If the “runway” is ending and new financing is not viable, a structured liquidation—often called “sunsetting”—is typically conducted. Remaining funds are used to settle obligations professionally and part ways with employees fairly. This quiet exit happens outside the public eye and is not statistically categorized as an insolvency. It is a form of professional failure that allows participants to open a new chapter and start new projects without being trapped in years of legal proceedings.
Conclusion: Substance Over the Bubble
Resilience is not created in a comfort zone; it is formed in the face of resistance. The entrepreneurship world of 2026 is more mature. It is leaner, operationally tougher, and strategically smarter than previous generations. While parts of the traditional economy are still trying to solve today’s problems with yesterday’s methods, many founders have already found ways to secure their business models technologically and financially.

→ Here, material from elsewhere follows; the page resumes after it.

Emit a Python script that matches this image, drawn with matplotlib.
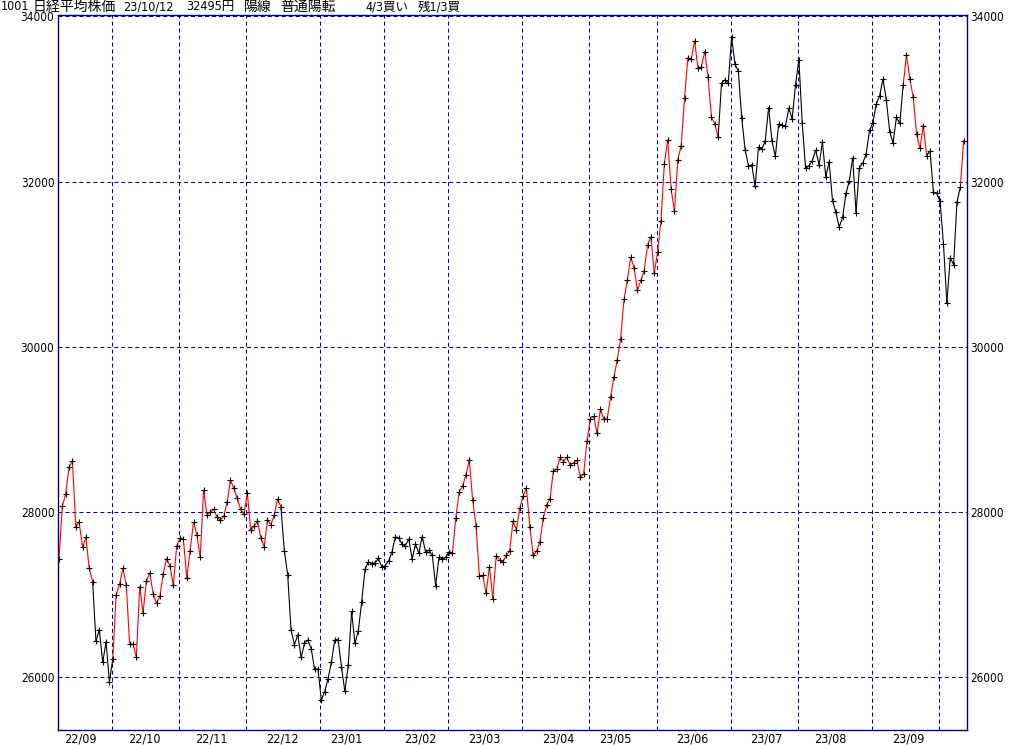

I find this development extremely encouraging. it shows that we are in a phase where real substance is once again the deciding factor. The speculative bubble is gone; operational excellence remains. That is why, despite macroeconomic headwinds, I am seeing the most stable and exciting investment opportunities I have seen in a long time.
Lessons for the Traditional Economy
We should not view low insolvency figures as a signal to relax, but as proof of a new quality of entrepreneurship. Those succeeding in the market today stand on a foundation of realism, not dreams. The capacity for permanent adaptation is a competitive advantage that should not be underestimated. Regarding crisis resilience, many traditional companies can learn a great deal from startups that have proven they can thrive even under extreme pressure.
It is not an “absence” of crisis; it is a more professional way of handling it.